First Look Media, the big idea of eBay founder Pierre Omidyar, debuted its first digital magazine on Monday — Glenn Greenwald’s The Intercept — with a “short-term mission” to “report on the documents previously provided by NSA whistleblower Edward Snowden.” (“Our long-term mission is to produce fearless, adversarial journalism across a wide range of issues,” the site says.)
In its inaugural story, the site wastes no time at all in revealing its point of view: “The National Security Agency is using complex analysis of electronic surveillance, rather than human intelligence, as the primary method to locate targets for lethal drone strikes – an unreliable tactic that results in the deaths of innocent or unidentified people,” begins the first feature, a collaboration between Greenwald and Dirty Wars star Jeremy Scahill.
Using testimony from two former drone operators, one anonymous and one “tormented,” “who has become an outspoken critic” of the program, along with info from the Snowden leaks, the article argues that the use of NSA metadata and cell-phone-tracking has “absolutely” killed innocent civilians.
But while the connection between NSA surveillance and the drone program has been known previously, Greenwald and Scahill detail what they see as lacking in previous mainstream coverage:
In July, the Washington Post relied exclusively on former senior U.S. intelligence officials and anonymous sources to herald the NSA’s claims about its effectiveness at geolocating terror suspects.
Within the NSA, the paper reported, “A motto quickly caught on at Geo Cell: ‘We Track ’Em, You Whack ’Em.’”

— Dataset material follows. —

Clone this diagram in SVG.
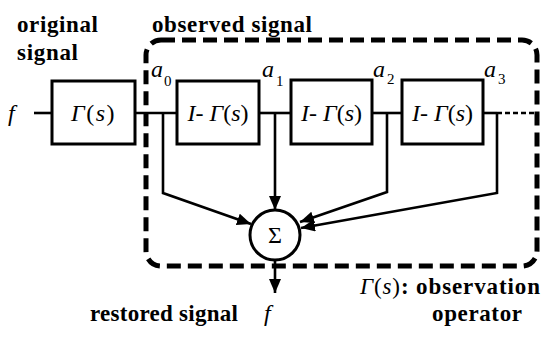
<svg xmlns="http://www.w3.org/2000/svg" width="541" height="338" viewBox="0 0 541 338">
<defs>
<style>
.lbl{font-size:23px;font-weight:bold}
.math{font-size:24px}
.it{font-style:italic}
.sub{font-size:15px}
.box{fill:#fff;stroke:#000;stroke-width:3}
.wire{fill:none;stroke:#000;stroke-width:2.6}
.dot{fill:none;stroke:#000;stroke-width:2.6;stroke-dasharray:5 3}
.frame{fill:none;stroke:#000;stroke-width:5;stroke-dasharray:14 7}
</style>
<marker id="ah" viewBox="0 0 14 12" refX="14" refY="6" markerWidth="14" markerHeight="12" markerUnits="userSpaceOnUse" orient="auto">
<path d="M0,0 L14,6 L0,12 Z" fill="#000"/>
</marker>
</defs>
<rect width="541" height="338" fill="#fff"/>

<g id="frame">
<rect class="frame" x="146" y="40" width="391" height="226" rx="15" ry="15"/>
</g>

<g font-family="Liberation Serif, Times New Roman, serif">
<g id="labels">
<text class="lbl" x="17" y="32" textLength="81" lengthAdjust="spacing">original</text>
<text class="lbl" x="17" y="60" textLength="61" lengthAdjust="spacing">signal</text>
<text class="lbl" x="152" y="32" textLength="160" lengthAdjust="spacing">observed signal</text>
<text class="lbl" x="90" y="321" textLength="148" lengthAdjust="spacing">restored signal</text>
<text class="math it" x="264" y="321">f</text>
<text class="lbl" x="360" y="294" textLength="180" lengthAdjust="spacing"><tspan class="it" font-weight="normal">Γ</tspan><tspan font-weight="normal">(</tspan><tspan class="it" font-weight="normal">s</tspan><tspan font-weight="normal">)</tspan>: observation</text>
<text class="lbl" x="432" y="321" textLength="90" lengthAdjust="spacing">operator</text>
<text class="math it" x="8" y="121">f</text>
</g>

<g id="taps">
<text class="math it" x="151" y="77">a</text><text class="sub" x="164" y="86">0</text>
<text class="math it" x="262" y="77">a</text><text class="sub" x="276" y="86">1</text>
<text class="math it" x="373" y="77">a</text><text class="sub" x="387" y="84">2</text>
<text class="math it" x="484" y="77">a</text><text class="sub" x="498" y="84">3</text>
</g>
</g>

<g id="connectors">
<path class="wire" d="M34,113 H52"/>
<path class="wire" d="M135,113 H177"/>
<path class="wire" d="M259,113 H291"/>
<path class="wire" d="M372,113 H402"/>
<path class="wire" d="M483,113 H497"/>
<path class="dot" d="M497,113 H535"/>
<path class="wire" d="M163,113 V193 L251,224" marker-end="url(#ah)"/>
<path class="wire" d="M275,113 V210" marker-end="url(#ah)"/>
<path class="wire" d="M387,113 V192 L300,222" marker-end="url(#ah)"/>
<path class="wire" d="M497,113 V193 L301,228" marker-end="url(#ah)"/>
<path class="wire" d="M275,260 V293" marker-end="url(#ah)"/>
</g>

<g font-family="Liberation Serif, Times New Roman, serif">
<g id="gamma">
<rect class="box" x="52" y="81" width="83" height="63"/>
<text class="math" x="93.5" y="121" text-anchor="middle" letter-spacing="1.5"><tspan class="it">Γ</tspan>(<tspan class="it">s</tspan>)</text>
</g>
<g id="block1">
<rect class="box" x="177" y="81" width="82" height="63"/>
<text class="math" x="218" y="121" text-anchor="middle"><tspan class="it">I</tspan>- <tspan class="it">Γ</tspan>(<tspan class="it">s</tspan>)</text>
</g>
<g id="block2">
<rect class="box" x="291" y="80" width="81" height="64"/>
<text class="math" x="331.5" y="121" text-anchor="middle"><tspan class="it">I</tspan>- <tspan class="it">Γ</tspan>(<tspan class="it">s</tspan>)</text>
</g>
<g id="block3">
<rect class="box" x="402" y="80" width="81" height="64"/>
<text class="math" x="442.5" y="121" text-anchor="middle"><tspan class="it">I</tspan>- <tspan class="it">Γ</tspan>(<tspan class="it">s</tspan>)</text>
</g>
<g id="sum">
<circle cx="275" cy="235" r="25" fill="#fff" stroke="#000" stroke-width="3"/>
<text class="math" x="275" y="243" text-anchor="middle" font-size="22">Σ</text>
</g>
</g>
</svg>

But the Post article included virtually no skepticism about the NSA’s claims, and no discussion at all about how the unreliability of the agency’s targeting methods results in the killing of innocents.
“People get hung up that there’s a targeted list of people,” says one of the regretful drone operators quoted by The Intercept. “It’s really like we’re targeting a cell phone. We’re not going after people – we’re going after their phones, in the hopes that the person on the other end of that missile is the bad guy.”
“Once the bomb lands or a night raid happens, you know that phone is there,” says the other. “But we don’t know who’s behind it, who’s holding it. It’s of course assumed that the phone belongs to a human being who is nefarious and considered an ‘unlawful enemy combatant.’ This is where it gets very shady.”
Another story, published simultaneously, claims to reveal photos of the NSA and other intelligence agencies for the first time.
On CNN yesterday, Greenwald explained how his work with Snowden will propel the site forward. “I definitely think it's fair to say that there are people who have been inspired by Edward Snowden's courage and by the great good and virtue that it has achieved,” he said. “I have no doubt there will be other sources inside the government who see extreme wrongdoing who are inspired by Edward Snowden.”